## Requirements
Extract the whole listing as it stands. Do not include the pictures.

## Supplied data

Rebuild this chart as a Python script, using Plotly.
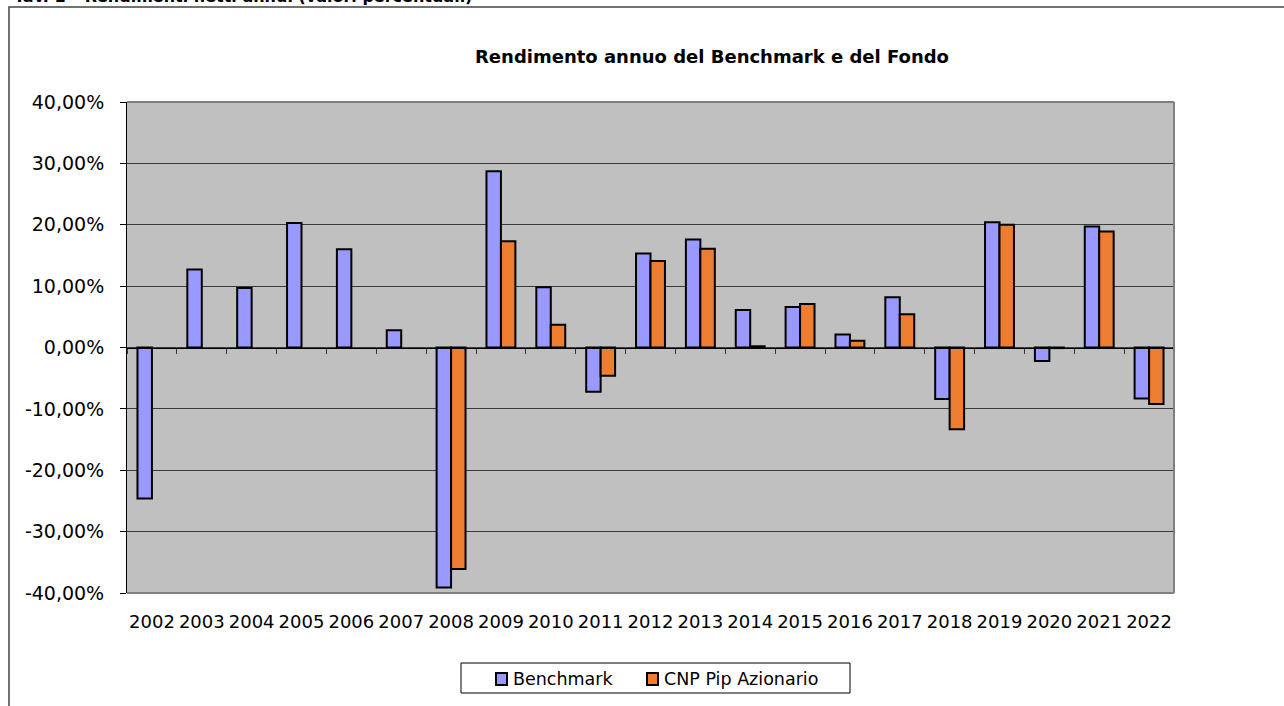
import plotly.graph_objects as go

years = [str(y) for y in range(2002, 2023)]
benchmark = [-24.6, 12.7, 9.7, 20.3, 16.0, 2.8, -39.1, 28.7, 9.8, -7.2, 15.3,
             17.6, 6.1, 6.6, 2.1, 8.2, -8.4, 20.4, -2.2, 19.7, -8.3]
fondo = [None, None, None, None, None, None, -36.1, 17.3, 3.7, -4.6, 14.1,
         16.1, 0.2, 7.1, 1.1, 5.4, -13.3, 20.0, -0.1, 18.9, -9.2]
series_names = ["Benchmark", "CNP Pip Azionario"]
series_colors = ["#9999FF", "#ED7D31"]
y_tick_vals = [-40, -30, -20, -10, 0, 10, 20, 30, 40]
y_tick_text = ["-40,00%", "-30,00%", "-20,00%", "-10,00%", "0,00%",
               "10,00%", "20,00%", "30,00%", "40,00%"]

W, H = 1284, 706
L, R, T, B = 127, 1174, 102, 593
PW, PH = R - L, B - T


def px(x):
    return (x - L) / PW


def py(y):
    return (B - y) / PH


FONT = "DejaVu Sans"

fig = go.Figure()
for vals, name, col in zip([benchmark, fondo], series_names, series_colors):
    fig.add_trace(go.Bar(
        x=years, y=vals, name=name,
        marker=dict(color=col, line=dict(color="black", width=2)),
    ))

fig.update_layout(
    width=W, height=H,
    margin=dict(l=L, r=W - R, t=T, b=H - B, pad=0),
    paper_bgcolor="white",
    plot_bgcolor="#C0C0C0",
    barmode="group",
    bargap=0.42,
    bargroupgap=0,
    font=dict(family=FONT, size=18, color="black"),
    showlegend=False,
    xaxis=dict(
        type="category",
        showgrid=False,
        zeroline=False,
        showline=False,
        ticks="",
        tickfont=dict(family=FONT, size=18, color="black"),
        ticklabelstandoff=16,
    ),
    xaxis2=dict(
        overlaying="x",
        anchor="free",
        position=0.5,
        side="bottom",
        range=[-0.5, 20.5],
        tick0=-0.5, dtick=1,
        ticks="outside", ticklen=5, tickcolor="#333333", tickwidth=1,
        showticklabels=False,
        showgrid=False,
        zeroline=False,
        showline=True, linecolor="black", linewidth=1,
    ),
    yaxis=dict(
        range=[-40, 40],
        tickvals=y_tick_vals,
        ticktext=y_tick_text,
        showgrid=True, gridcolor="#3a3a3a", gridwidth=1,
        zeroline=False,
        showline=True, linecolor="black", linewidth=1,
        ticks="outside", ticklen=6, tickcolor="black",
        tickfont=dict(family=FONT, size=19, color="black"),
        ticklabelstandoff=12,
    ),
)

# invisible helper trace so the zero-line category axis (tick marks) is drawn
fig.add_trace(go.Scatter(x=[-0.5, 20.5], y=[0, 0], xaxis="x2", mode="lines",
                         line=dict(width=0), showlegend=False, hoverinfo="skip"))

# plot-area border on top/right/bottom (grey)
for x0, x1, y0, y1 in [(0, 1, 1, 1), (1, 1, 0, 1), (0, 1, 0, 0)]:
    fig.add_shape(type="line", xref="paper", yref="paper",
                  x0=x0, x1=x1, y0=y0, y1=y1,
                  line=dict(color="#808080", width=2))

# outer chart frame (extends beyond the page)
fig.add_shape(type="rect", xref="paper", yref="paper",
              x0=px(9), x1=px(1400), y0=py(7), y1=py(760),
              line=dict(color="#444444", width=1.5), layer="below")

# chart title
fig.add_annotation(
    text="<b>Rendimento annuo del Benchmark e del Fondo</b>",
    xref="paper", yref="paper", x=px(711.5), y=py(56),
    xanchor="center", yanchor="middle", showarrow=False,
    font=dict(family=FONT, size=18, color="black"),
)

# page header, cut by the top edge (as in the reference)
fig.add_annotation(
    text="<b>Tav. 1 – Rendimenti netti annui (valori percentuali)</b>",
    xref="paper", yref="paper", x=px(12), y=py(8),
    xanchor="left", yanchor="bottom", showarrow=False,
    font=dict(family=FONT, size=16, color="black"),
)

# legend box
fig.add_shape(type="rect", xref="paper", yref="paper",
              x0=px(461), x1=px(850), y0=py(663), y1=py(693),
              line=dict(color="black", width=1), fillcolor="white")
legend_swatch_x = [496, 647]
for sx, name, col in zip(legend_swatch_x, series_names, series_colors):
    fig.add_shape(type="rect", xref="paper", yref="paper",
                  x0=px(sx), x1=px(sx + 11), y0=py(673), y1=py(685),
                  line=dict(color="black", width=2), fillcolor=col)
    fig.add_annotation(
        text=name, xref="paper", yref="paper", x=px(sx + 15), y=py(679),
        xanchor="left", yanchor="middle", showarrow=False,
        font=dict(family=FONT, size=17.5, color="black"),
    )

fig.write_html("out.html",
               config={"displayModeBar": False},
               post_script="document.body.style.margin='0px';")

## Response to this task
Rebuild this chart as a Python script, using Plotly.
import plotly.graph_objects as go

years = [str(y) for y in range(2002, 2023)]
benchmark = [-24.6, 12.7, 9.7, 20.3, 16.0, 2.8, -39.1, 28.7, 9.8, -7.2, 15.3,
             17.6, 6.1, 6.6, 2.1, 8.2, -8.4, 20.4, -2.2, 19.7, -8.3]
fondo = [None, None, None, None, None, None, -36.1, 17.3, 3.7, -4.6, 14.1,
         16.1, 0.2, 7.1, 1.1, 5.4, -13.3, 20.0, -0.1, 18.9, -9.2]
series_names = ["Benchmark", "CNP Pip Azionario"]
series_colors = ["#9999FF", "#ED7D31"]
y_tick_vals = [-40, -30, -20, -10, 0, 10, 20, 30, 40]
y_tick_text = ["-40,00%", "-30,00%", "-20,00%", "-10,00%", "0,00%",
               "10,00%", "20,00%", "30,00%", "40,00%"]

W, H = 1284, 706
L, R, T, B = 127, 1174, 102, 593
PW, PH = R - L, B - T


def px(x):
    return (x - L) / PW


def py(y):
    return (B - y) / PH


FONT = "DejaVu Sans"

fig = go.Figure()
for vals, name, col in zip([benchmark, fondo], series_names, series_colors):
    fig.add_trace(go.Bar(
        x=years, y=vals, name=name,
        marker=dict(color=col, line=dict(color="black", width=2)),
    ))

fig.update_layout(
    width=W, height=H,
    margin=dict(l=L, r=W - R, t=T, b=H - B, pad=0),
    paper_bgcolor="white",
    plot_bgcolor="#C0C0C0",
    barmode="group",
    bargap=0.42,
    bargroupgap=0,
    font=dict(family=FONT, size=18, color="black"),
    showlegend=False,
    xaxis=dict(
        type="category",
        showgrid=False,
        zeroline=False,
        showline=False,
        ticks="",
        tickfont=dict(family=FONT, size=18, color="black"),
        ticklabelstandoff=16,
    ),
    xaxis2=dict(
        overlaying="x",
        anchor="free",
        position=0.5,
        side="bottom",
        range=[-0.5, 20.5],
        tick0=-0.5, dtick=1,
        ticks="outside", ticklen=5, tickcolor="#333333", tickwidth=1,
        showticklabels=False,
        showgrid=False,
        zeroline=False,
        showline=True, linecolor="black", linewidth=1,
    ),
    yaxis=dict(
        range=[-40, 40],
        tickvals=y_tick_vals,
        ticktext=y_tick_text,
        showgrid=True, gridcolor="#3a3a3a", gridwidth=1,
        zeroline=False,
        showline=True, linecolor="black", linewidth=1,
        ticks="outside", ticklen=6, tickcolor="black",
        tickfont=dict(family=FONT, size=19, color="black"),
        ticklabelstandoff=12,
    ),
)

# invisible helper trace so the zero-line category axis (tick marks) is drawn
fig.add_trace(go.Scatter(x=[-0.5, 20.5], y=[0, 0], xaxis="x2", mode="lines",
                         line=dict(width=0), showlegend=False, hoverinfo="skip"))

# plot-area border on top/right/bottom (grey)
for x0, x1, y0, y1 in [(0, 1, 1, 1), (1, 1, 0, 1), (0, 1, 0, 0)]:
    fig.add_shape(type="line", xref="paper", yref="paper",
                  x0=x0, x1=x1, y0=y0, y1=y1,
                  line=dict(color="#808080", width=2))

# outer chart frame (extends beyond the page)
fig.add_shape(type="rect", xref="paper", yref="paper",
              x0=px(9), x1=px(1400), y0=py(7), y1=py(760),
              line=dict(color="#444444", width=1.5), layer="below")

# chart title
fig.add_annotation(
    text="<b>Rendimento annuo del Benchmark e del Fondo</b>",
    xref="paper", yref="paper", x=px(711.5), y=py(56),
    xanchor="center", yanchor="middle", showarrow=False,
    font=dict(family=FONT, size=18, color="black"),
)

# page header, cut by the top edge (as in the reference)
fig.add_annotation(
    text="<b>Tav. 1 – Rendimenti netti annui (valori percentuali)</b>",
    xref="paper", yref="paper", x=px(12), y=py(8),
    xanchor="left", yanchor="bottom", showarrow=False,
    font=dict(family=FONT, size=16, color="black"),
)

# legend box
fig.add_shape(type="rect", xref="paper", yref="paper",
              x0=px(461), x1=px(850), y0=py(663), y1=py(693),
              line=dict(color="black", width=1), fillcolor="white")
legend_swatch_x = [496, 647]
for sx, name, col in zip(legend_swatch_x, series_names, series_colors):
    fig.add_shape(type="rect", xref="paper", yref="paper",
                  x0=px(sx), x1=px(sx + 11), y0=py(673), y1=py(685),
                  line=dict(color="black", width=2), fillcolor=col)
    fig.add_annotation(
        text=name, xref="paper", yref="paper", x=px(sx + 15), y=py(679),
        xanchor="left", yanchor="middle", showarrow=False,
        font=dict(family=FONT, size=17.5, color="black"),
    )

fig.write_html("out.html",
               config={"displayModeBar": False},
               post_script="document.body.style.margin='0px';")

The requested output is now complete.